If there are but so many bend profiles and all shafts are made with similar (in some cases the same) materials, aren’t shafts more alike than they are different?
Yes, the basic shape and construction of shafts lead many to such conclusions. However, EI profiles (graphic depiction of the overall bend profile of shaft) are like roadmaps showing someone how to get from point A to point B. There might be several options which, at first, appear virtually the same, but upon further inspection, there are subtle differences which can result in significant variations in performance.
Different roads have different speed limits, conditions, space/congestion, number of stoplights, etc. Shafts are often given generic labels such as mid-launch, low-spin which in the absence of contextual and comparative information, is like calling the short game of a tour pro average. It’s further complicated by metrics like CPM (cycles per minute) which are more consistent from OEM to OEM, but because it only indicates how stiff one section (butt) of the shaft is, it’s at best an incomplete answer to a much more complicated question.
Questions around shaft product invariably include questions like do humans have a comparative advantage over machines or is full-automation the next frontier?
Yes. Both…perhaps all of the above.
When it comes to taking sheets of pre-preg (carbon composite sheets which have been impregnated with a specific amount of resin/glue) the traditional methods of hand-rolling flags of composite material around steel mandrels and utilizing machines to do the work humans can’t, is the tried and true approach leveraged by the industry leaders. That said, other brands believe eliminating the human element altogether allows for tighter tolerances and ultimately better performance, though this approach places restrictions on scalability and without access to economies of scale, tends to be cost aversive.
Who exactly is good enough to warrant a serious shaft fitting?

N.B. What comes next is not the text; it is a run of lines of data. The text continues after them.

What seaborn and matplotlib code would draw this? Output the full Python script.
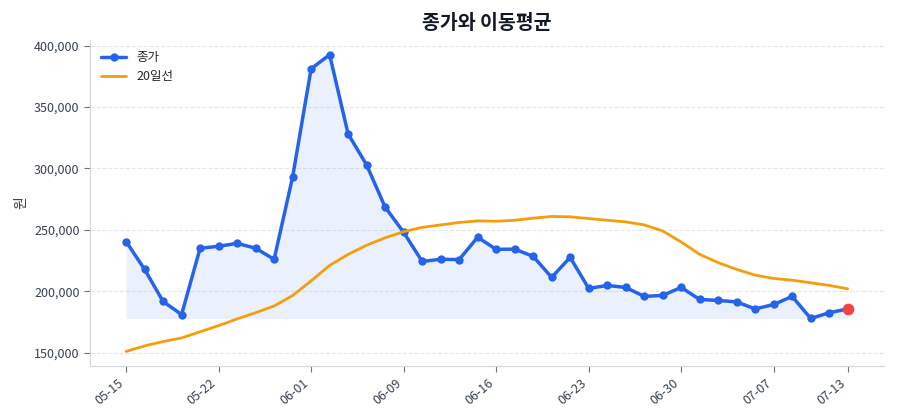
import matplotlib
matplotlib.use("Agg")
import numpy as np
import pandas as pd
import matplotlib.pyplot as plt
import seaborn as sns
from matplotlib.ticker import FuncFormatter

# date labels (trading days, only every 5th shown)
dates = ['05-15', '05-16', '05-19', '05-20', '05-21', '05-22', '05-23', '05-26', '05-27', '05-28',
         '06-01', '06-02', '06-04', '06-05', '06-08', '06-09', '06-10', '06-11', '06-12', '06-13',
         '06-16', '06-17', '06-18', '06-19', '06-20', '06-23', '06-24', '06-25', '06-26', '06-27',
         '06-30', '07-01', '07-02', '07-03', '07-04', '07-07', '07-08', '07-09', '07-10', '07-13']

close = [240500, 217800, 191700, 181000, 235000, 236600, 239000, 235000, 226000, 293000,
         381200, 392600, 328100, 302800, 268500, 248000, 224300, 226000, 225800, 244000,
         234100, 234300, 228400, 211300, 227600, 202300, 204700, 203100, 195800, 196600,
         203100, 193300, 192500, 191300, 185600, 189200, 195800, 177800, 182500, 185600]

ma20 = [151000, 155500, 159000, 162000, 167000, 172000, 177500, 182500, 188000, 196500,
        208500, 221000, 230000, 237500, 243500, 248500, 252000, 254000, 256000, 257300,
        257000, 257800, 259500, 260900, 260600, 259200, 257800, 256500, 254000, 249100,
        240100, 230000, 223300, 217800, 213100, 210400, 209000, 206900, 204700, 202000]

tick_idx = [0, 5, 10, 15, 20, 25, 30, 35, 39]

df = pd.DataFrame({'idx': np.arange(len(dates)), 'date': dates, 'close': close, 'ma20': ma20})

sns.set_style("white")
plt.rcParams['font.family'] = ['Noto Sans CJK KR', 'DejaVu Sans']

blue = '#2563eb'
orange = '#f59e0b'
red = '#ef4444'

fig, ax = plt.subplots(figsize=(9, 4.2), dpi=100)

ax.fill_between(df['idx'], df['close'], df['close'].min(), color=blue, alpha=0.09, linewidth=0)
sns.lineplot(data=df, x='idx', y='close', ax=ax, color=blue, linewidth=2.5,
             marker='o', markersize=6, markeredgewidth=0, label='종가')
sns.lineplot(data=df, x='idx', y='ma20', ax=ax, color=orange, linewidth=2, label='20일선')
ax.scatter(df['idx'].iloc[-1], df['close'].iloc[-1], s=55, color=red, zorder=5)

ax.set_xticks(tick_idx)
ax.set_xticklabels([dates[i] for i in tick_idx], rotation=40, ha='right', fontsize=9, color='#374151')
ax.yaxis.set_major_formatter(FuncFormatter(lambda v, p: f'{int(v):,}'))
ax.tick_params(axis='y', labelsize=9, labelcolor='#374151')
ax.tick_params(axis='both', length=4, color='#6b7280', left=True, bottom=True)

ax.set_title('종가와 이동평균', fontsize=14, fontweight='bold', color='#111827', pad=8)
ax.set_xlabel('')
ax.set_ylabel('원', fontsize=10, color='#374151')

ax.grid(axis='y', linestyle='--', color='#e5e7eb', linewidth=0.8)
ax.set_axisbelow(True)
sns.despine(ax=ax)
for s in ['left', 'bottom']:
    ax.spines[s].set_color('#d1d5db')

ax.legend(loc='upper left', frameon=False, fontsize=9)

plt.subplots_adjust(left=0.1, right=0.982, top=0.905, bottom=0.128)
plt.savefig('out.png', dpi=100)
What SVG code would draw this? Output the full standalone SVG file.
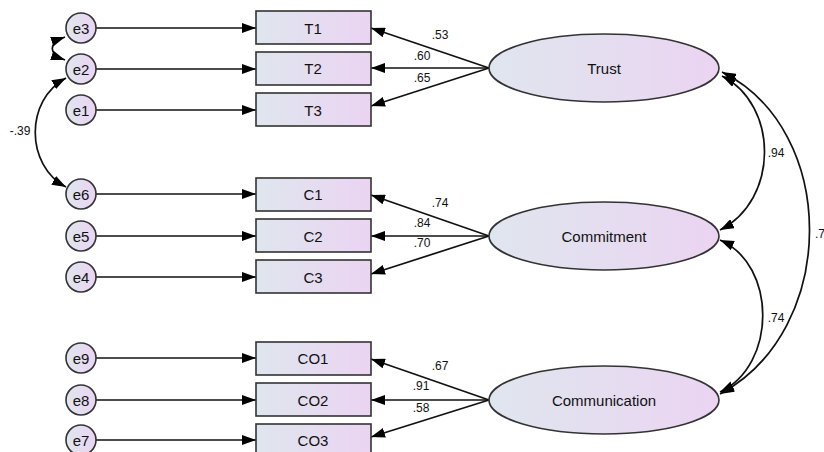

It tends to be the thinking that more proficient golfers somehow are more worthy, but often the reality is that the industry creates barriers to entry which give fittings an exclusive (single-digit golfers only please!) aura. What if gyms only catered to people who were already in shape or mechanics only worked on cars which had never missed an oil change? It would seem a poor model which alienates a large chunk of the target audience. In fact, higher-handicap players can often benefit more from a professional fitting, but until we create platforms where all golfers can engage and benefit from this information, the vast majority are left on the outside looking in. By increasing access and leveling the educational playing field, all golfers (regardless of ability) stand to benefit.